Data excerpts:
──────────

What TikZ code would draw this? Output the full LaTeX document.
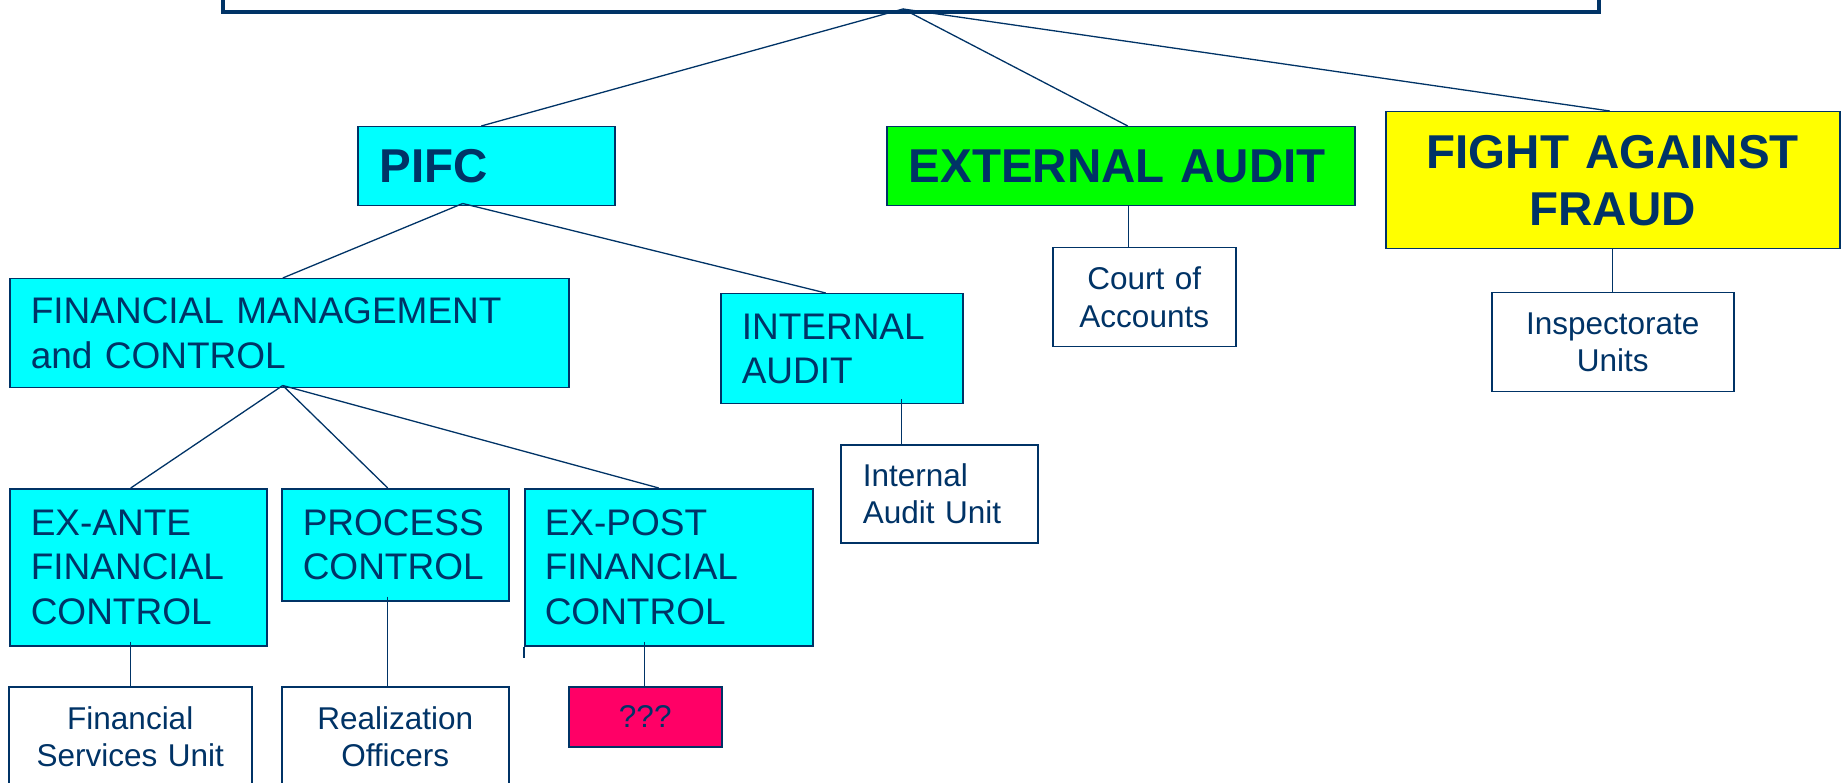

──────────

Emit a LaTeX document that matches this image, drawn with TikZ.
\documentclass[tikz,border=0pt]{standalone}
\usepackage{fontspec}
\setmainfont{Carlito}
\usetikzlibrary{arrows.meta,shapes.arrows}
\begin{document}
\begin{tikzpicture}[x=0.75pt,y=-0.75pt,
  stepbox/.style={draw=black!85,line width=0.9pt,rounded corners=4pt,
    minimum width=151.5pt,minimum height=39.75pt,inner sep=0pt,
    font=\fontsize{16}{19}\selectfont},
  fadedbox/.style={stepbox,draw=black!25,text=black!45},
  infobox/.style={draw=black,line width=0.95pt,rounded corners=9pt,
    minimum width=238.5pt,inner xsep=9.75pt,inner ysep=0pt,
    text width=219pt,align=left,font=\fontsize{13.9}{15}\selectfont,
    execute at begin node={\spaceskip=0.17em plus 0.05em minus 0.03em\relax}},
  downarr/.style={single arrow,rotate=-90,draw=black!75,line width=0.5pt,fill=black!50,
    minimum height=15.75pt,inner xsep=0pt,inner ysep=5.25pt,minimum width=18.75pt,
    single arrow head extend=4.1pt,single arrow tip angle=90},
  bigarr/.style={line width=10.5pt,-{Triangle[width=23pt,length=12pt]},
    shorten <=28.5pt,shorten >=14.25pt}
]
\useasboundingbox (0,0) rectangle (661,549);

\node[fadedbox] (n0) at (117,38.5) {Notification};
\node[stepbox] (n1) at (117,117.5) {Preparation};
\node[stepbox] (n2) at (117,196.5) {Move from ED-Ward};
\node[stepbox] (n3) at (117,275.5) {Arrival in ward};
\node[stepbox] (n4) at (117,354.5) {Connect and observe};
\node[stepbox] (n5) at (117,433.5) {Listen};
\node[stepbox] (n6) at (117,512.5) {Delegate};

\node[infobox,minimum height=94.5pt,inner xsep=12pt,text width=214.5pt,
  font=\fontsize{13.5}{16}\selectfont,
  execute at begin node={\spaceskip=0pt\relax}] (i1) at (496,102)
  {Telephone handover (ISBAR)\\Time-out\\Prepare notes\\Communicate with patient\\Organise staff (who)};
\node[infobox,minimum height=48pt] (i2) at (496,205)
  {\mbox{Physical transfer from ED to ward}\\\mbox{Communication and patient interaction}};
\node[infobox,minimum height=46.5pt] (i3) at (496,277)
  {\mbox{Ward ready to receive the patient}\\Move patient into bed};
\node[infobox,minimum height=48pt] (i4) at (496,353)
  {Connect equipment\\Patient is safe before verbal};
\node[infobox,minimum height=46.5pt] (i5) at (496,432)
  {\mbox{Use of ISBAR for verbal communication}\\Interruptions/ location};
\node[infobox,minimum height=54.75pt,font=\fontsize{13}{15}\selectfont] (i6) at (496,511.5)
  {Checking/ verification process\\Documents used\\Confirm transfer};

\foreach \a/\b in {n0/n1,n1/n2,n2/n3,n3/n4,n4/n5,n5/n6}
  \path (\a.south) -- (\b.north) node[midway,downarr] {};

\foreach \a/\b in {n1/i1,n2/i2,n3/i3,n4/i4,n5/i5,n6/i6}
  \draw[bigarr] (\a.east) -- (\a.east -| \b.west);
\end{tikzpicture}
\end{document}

──────────

Given task: From the entries above, give again exactly the lines running from the line with "Emit a LaTeX" to the line with "(n6) at (117,512.5)"; include both of those lines.

Correct response:
Emit a LaTeX document that matches this image, drawn with TikZ.
\documentclass[tikz,border=0pt]{standalone}
\usepackage{fontspec}
\setmainfont{Carlito}
\usetikzlibrary{arrows.meta,shapes.arrows}
\begin{document}
\begin{tikzpicture}[x=0.75pt,y=-0.75pt,
  stepbox/.style={draw=black!85,line width=0.9pt,rounded corners=4pt,
    minimum width=151.5pt,minimum height=39.75pt,inner sep=0pt,
    font=\fontsize{16}{19}\selectfont},
  fadedbox/.style={stepbox,draw=black!25,text=black!45},
  infobox/.style={draw=black,line width=0.95pt,rounded corners=9pt,
    minimum width=238.5pt,inner xsep=9.75pt,inner ysep=0pt,
    text width=219pt,align=left,font=\fontsize{13.9}{15}\selectfont,
    execute at begin node={\spaceskip=0.17em plus 0.05em minus 0.03em\relax}},
  downarr/.style={single arrow,rotate=-90,draw=black!75,line width=0.5pt,fill=black!50,
    minimum height=15.75pt,inner xsep=0pt,inner ysep=5.25pt,minimum width=18.75pt,
    single arrow head extend=4.1pt,single arrow tip angle=90},
  bigarr/.style={line width=10.5pt,-{Triangle[width=23pt,length=12pt]},
    shorten <=28.5pt,shorten >=14.25pt}
]
\useasboundingbox (0,0) rectangle (661,549);

\node[fadedbox] (n0) at (117,38.5) {Notification};
\node[stepbox] (n1) at (117,117.5) {Preparation};
\node[stepbox] (n2) at (117,196.5) {Move from ED-Ward};
\node[stepbox] (n3) at (117,275.5) {Arrival in ward};
\node[stepbox] (n4) at (117,354.5) {Connect and observe};
\node[stepbox] (n5) at (117,433.5) {Listen};
\node[stepbox] (n6) at (117,512.5) {Delegate};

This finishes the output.